The ruling specifically pertains to the women and children represented in the appeals court's May 22 decision.
But attorney Deborah Keenum, who represents 11 of the children, said the decision's language is broad enough to encourage Walther to apply it to all the FLDS children in state custody.
"The same evidence was presented for every single child and the Supreme Court has found there was not enough evidence," Keenum said.
She said she didn't know if foster care facilities will be able to release children to parents or if the state will set up a release process - something Meisner could not answer either.
Although the news - delivered through phone calls from lawyers and parents - brought smiles to the 21 children at the Ark Assessment Center and Emergency Shelter for Youth in Corpus Christi, leaving wasn't an option Thursday.
"It's another waiting game again to decide when they'll be going," said Delma Trejo, executive director.
With so much uncertainty, the Hendrick Home for Texas Supreme Court: Minority opinion Children in Abilene decided to keep the Supreme Court decision from the children - for now.
"We're going to wait for an exit plan so the children don't get too hyped up and become unmanageable," said facility President David Miller.
TRLA attorney Kevin Dietz said he would work with the courts and Child Protective Services, a division of DFPS, to do what's best for the children.
"Right now, that means reuniting these families," he said in a statement. "These mothers have never given up their fight to bring their families back together."
Joseph Jessop received a phone call about the news moments before his wife, Lori, got a call from her lawyer. Last week, a San Antonio judge allowed the Jessops to join with their three children to await the decision.
"She said it looks like we might be going home," Lori Jessop said. "I was ready to go right now."
As word spread to other mothers, some were so overjoyed they wanted to stand outside shelters where their children are, arms spread open, and wait for them to be filled.
DFPS had argued the appellate decision left it unable to guard the children's safety from what it deemed imminent danger of sexual and physical abuse due to FLDS practices.
The state contended that the sect condones marriages between underage girls to men and grooms boys to continue the practice.
In early April, Walther authorized the raid, triggered by a call now believed to be a hoax, and subsequently ruled the children would remain in state custody.
The Texas Supreme Court, like the appeals court, found that Texas' Family Code gives the district court broad authority to protect children short of taking them from their parents and placing them in custody.
Walther could have issued a restraining order barring the children from being taken out of state or ordered any perpetrators to leave from their homes at the ranch, the justices said.
Those remain options, the high court said, as CPS continues its work to ensure the safety of children returned to their parents.

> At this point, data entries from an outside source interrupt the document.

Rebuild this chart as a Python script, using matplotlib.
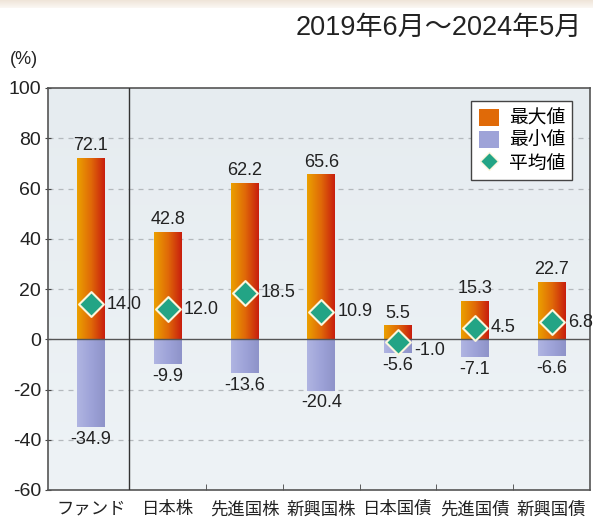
import numpy as np
import matplotlib
matplotlib.use("Agg")
import matplotlib.pyplot as plt
from matplotlib.colors import LinearSegmentedColormap
from matplotlib.lines import Line2D
from matplotlib.patches import Patch

plt.rcParams['font.family'] = ['Liberation Sans', 'Noto Sans CJK JP', 'DejaVu Sans']

categories = ['ファンド', '日本株', '先進国株', '新興国株', '日本国債', '先進国債', '新興国債']
max_vals = [72.1, 42.8, 62.2, 65.6, 5.5, 15.3, 22.7]
min_vals = [-34.9, -9.9, -13.6, -20.4, -5.6, -7.1, -6.6]
mean_vals = [14.0, 12.0, 18.5, 10.9, -1.0, 4.5, 6.8]
yticks = [100, 80, 60, 40, 20, 0, -20, -40, -60]
period = '2019年6月～2024年5月'

W, H = 593, 521
fig = plt.figure(figsize=(W/100, H/100), dpi=100)
fig.patch.set_facecolor('white')

# top decorative strip
strip = fig.add_axes([0, 1 - 8/H, 1, 8/H])
strip.imshow(np.linspace(0, 1, 50).reshape(-1, 1), aspect='auto',
             cmap=LinearSegmentedColormap.from_list('s', ['#efe4d8', '#fbf8f4']),
             extent=[0, 1, 0, 1])
strip.axis('off')

ax = fig.add_axes([48/W, 1 - 490/H, 542/W, 402/H])
x = np.arange(len(categories))
xl = (-0.56, 6.5)
yl = (-60, 100)

# background gradient
ax.imshow(np.linspace(0, 1, 100).reshape(-1, 1), aspect='auto',
          cmap=LinearSegmentedColormap.from_list('bg', ['#e6ecf0', '#eef3f6']),
          extent=[xl[0], xl[1], yl[0], yl[1]], zorder=0)

for t in yticks:
    if t not in (0, 100, -60):
        ax.axhline(t, color='#b4b9bd', lw=0.9, ls=(0, (4, 4)), zorder=1)

bw = 0.36
max_cmap = LinearSegmentedColormap.from_list('mx', ['#eba000', '#e06a08', '#c81e0e'])
min_cmap = LinearSegmentedColormap.from_list('mn', ['#b0b5e2', '#9ea3d8', '#8e93c9'])
grad = np.linspace(0, 1, 100).reshape(1, -1)

bars_max = ax.bar(x, max_vals, width=bw, color='#e06a08', zorder=2)
bars_min = ax.bar(x, min_vals, width=bw, color='#9ea3d8', zorder=2)
for bars, cmap in ((bars_max, max_cmap), (bars_min, min_cmap)):
    for b in bars:
        bx, by = b.get_x(), b.get_y()
        w, h = b.get_width(), b.get_height()
        im = ax.imshow(grad, aspect='auto', cmap=cmap,
                       extent=[bx, bx + w, by, by + h], zorder=2.1)
        im.set_clip_path(b)

ax.axhline(0, color='#555555', lw=1.0, zorder=3)
ax.axvline(0.5, color='#333333', lw=1.0, zorder=3)

ax.scatter(x, mean_vals, marker='D', s=160, color='#23a485',
           edgecolor='#fbf6dc', linewidth=1.5, zorder=4)

for xi, v in zip(x, max_vals):
    ax.text(xi, v + 1.5, f'{v:.1f}', ha='center', va='bottom', fontsize=13, color='#222222', zorder=5)
for xi, v in zip(x, min_vals):
    ax.text(xi, v - 1.5, f'{v:.1f}', ha='center', va='top', fontsize=13, color='#222222', zorder=5)
for xi, v in zip(x, mean_vals):
    yy = v if v >= 0 else v - 3.5
    ax.text(xi + 0.21, yy, f'{v:.1f}', ha='left', va='center', fontsize=13, color='#222222', zorder=5)

ax.set_xlim(*xl)
ax.set_ylim(*yl)
ax.set_yticks(yticks)
ax.set_yticklabels([str(t) for t in yticks], fontsize=14, color='#222222')
ax.set_xticks(x)
ax.set_xticklabels(categories, fontsize=12.5, color='#222222')
ax.tick_params(axis='x', length=0, pad=8)
ax.tick_params(axis='y', length=4, direction='inout', pad=3, color='#444444')
ax.set_xticks(np.arange(1.5, 6.5, 1), minor=True)
ax.tick_params(axis='x', which='minor', length=4, direction='in', color='#444444')
for s in ax.spines.values():
    s.set_color('#555555')
    s.set_linewidth(1.2)

handles = [Patch(facecolor='#e06a08', edgecolor='none'),
           Patch(facecolor='#9ea3d8', edgecolor='none'),
           Line2D([], [], marker='D', ls='none', markersize=9, color='#23a485',
                  markeredgecolor='#fbf6dc')]
leg = ax.legend(handles, ['最大値', '最小値', '平均値'], loc='upper right',
                bbox_to_anchor=(0.985, 0.99), fontsize=13.5, frameon=True,
                fancybox=False, edgecolor='#444444', framealpha=1,
                handlelength=1.1, handleheight=1.0, handletextpad=0.5,
                borderpad=0.4, labelspacing=0.2)
leg.get_frame().set_linewidth(1.0)

fig.text(582/W, 1 - 28/H, period, ha='right', va='center', fontsize=19.5, color='#222222')
fig.text(10/W, 1 - 60/H, '(%)', ha='left', va='center', fontsize=13, color='#222222')

fig.savefig('out.png', dpi=100)
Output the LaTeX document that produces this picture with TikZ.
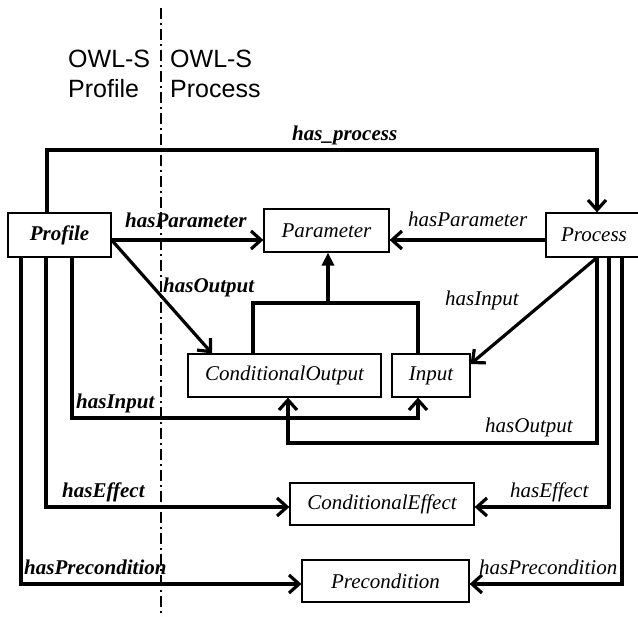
\documentclass[tikz,border=0pt]{standalone}
\usepackage{fontspec}
\setmainfont{Liberation Serif}
\newfontfamily\owlsans{Liberation Sans}
\usetikzlibrary{arrows.meta}

\begin{document}
\begin{tikzpicture}[x=1pt,y=-1pt,
  box/.style={draw, line width=1.2pt, inner sep=0pt,
    font=\fontsize{21}{25}\selectfont\itshape},
  rel/.style={line width=3.2pt, line join=miter,
    -{Straight Barb[length=10pt,width=18pt,line width=3.2pt]}},
  plain/.style={line width=3.2pt, line join=miter},
  lab/.style={anchor=base west, inner sep=0pt,
    font=\fontsize{21}{25}\selectfont\itshape},
  blab/.style={anchor=base west, inner sep=0pt,
    font=\fontsize{21}{25}\selectfont\bfseries\itshape},
  head/.style={anchor=base west, inner sep=0pt,
    font=\fontsize{25}{30}\selectfont\owlsans},
]
\useasboundingbox (0,0) rectangle (638,617);

% column headings
\node[head] (hp1) at (68,68) {OWL-S};
\node[head] (hp2) at (68,98) {Profile};
\node[head] (hq1) at (170,68) {OWL-S};
\node[head] (hq2) at (170,98) {Process};

% classes
\node[box, minimum width=103pt, minimum height=44pt, font=\fontsize{21}{25}\selectfont\bfseries\itshape]
  (Profile) at (59.5,235) {Profile};
\node[box, minimum width=125pt, minimum height=43pt] (Parameter) at (326.5,230.5) {Parameter};
\node[box, minimum width=96pt, minimum height=44pt] (Process) at (594,235) {Process};
\node[box, minimum width=193pt, minimum height=43pt] (COut) at (284.5,375.5) {ConditionalOutput};
\node[box, minimum width=78pt, minimum height=43pt] (Input) at (431,375.5) {Input};
\node[box, minimum width=184pt, minimum height=42pt] (CEff) at (382,504) {ConditionalEffect};
\node[box, minimum width=167pt, minimum height=42pt] (Precond) at (385.5,581) {Precondition};

% Profile -> Process
\draw[rel] (Profile.north -| 47,0) |- (597,150) -- (Process.north -| 597,0);
\node[blab] (lhp) at (292,141) {has\_process};

% parameters
\draw[rel] (Profile.east |- 0,240) -- (Parameter.west |- 0,240);
\node[blab] (lpp) at (125,228) {hasParameter};
\draw[rel] (Process.west |- 0,240) -- (Parameter.east |- 0,240);
\node[lab] (lqp) at (408,227) {hasParameter};

% subclasses of Parameter
\draw[plain] (COut.north -| 253,0) -- (253,303) -- (418,303) -- (Input.north -| 418,0);
\coordinate (jn) at (328,303);
\draw[line width=3.2pt, -{Triangle[length=13pt,width=12pt]}]
  (jn) -- (Parameter.south -| jn);

% outputs
\draw[rel] (Profile.east |- 0,240) -- (COut.north -| 212,0);
\node[blab] (lpo) at (163,293) {hasOutput};
\draw[rel] (Process.south -| 597,0) |- (288,443) -- (COut.south -| 288,0);
\node[lab] (lqo) at (485,433) {hasOutput};

% inputs
\draw[rel] (Process.south -| 597,0) -- (Input.east |- 0,364);
\node[lab] (lqi) at (445,306) {hasInput};
\draw[rel] (Profile.south -| 72,0) |- (418,418) -- (Input.south -| 418,0);
\node[blab] (lpi) at (76,409) {hasInput};

% effects
\draw[rel] (Profile.south -| 46,0) |- (CEff.west |- 0,507);
\node[blab] (lpe) at (62,498) {hasEffect};
\draw[rel] (Process.south -| 609,0) |- (CEff.east |- 0,507);
\node[lab] (lqe) at (510,498) {hasEffect};

% preconditions
\draw[rel] (Profile.south -| 21,0) |- (Precond.west |- 0,584);
\node[blab] (lppc) at (24,575) {hasPrecondition};
\draw[rel] (Process.south -| 622,0) |- (Precond.east |- 0,584);
\node[lab] (lqpc) at (479,575) {hasPrecondition};

% boundary between the two ontologies
\draw[line width=2.2pt, dash pattern=on 11pt off 4pt on 2pt off 4pt] (161,8) -- (161,617);
\end{tikzpicture}
\end{document}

In the dissent, Justice Harriet O'Neill, joined by Justices Phil Johnson and Don Willett, held the state had met its burden with regard to one population at the ranch: girls.
In April, the state offered evidence of five girls who were 15 or 16 when they conceived children. Nearly all the 26 women it deemed minor mothers had been declared adults before progress hearings were suspended last week.
Based on that, the state's action was too over-reaching, one attorney said.
"Sadly, I think there may be some children that needed to be protected within that community," said Polly Rea O'Toole, a Dallas attorney representing an 8-year-old child. "But because of the way the department went about it by sweeping up 460-odd children at one time they may have deprived themselves of the opportunity to protect children."
Willie Jessop said the "FLDS I'm acquainted with do not allow children to be married until they are of legal age."
For now, the focus for the FLDS will be getting the children home and helping them heal, he said. "These people and little children will spend their entire life trying to understand what they've been through."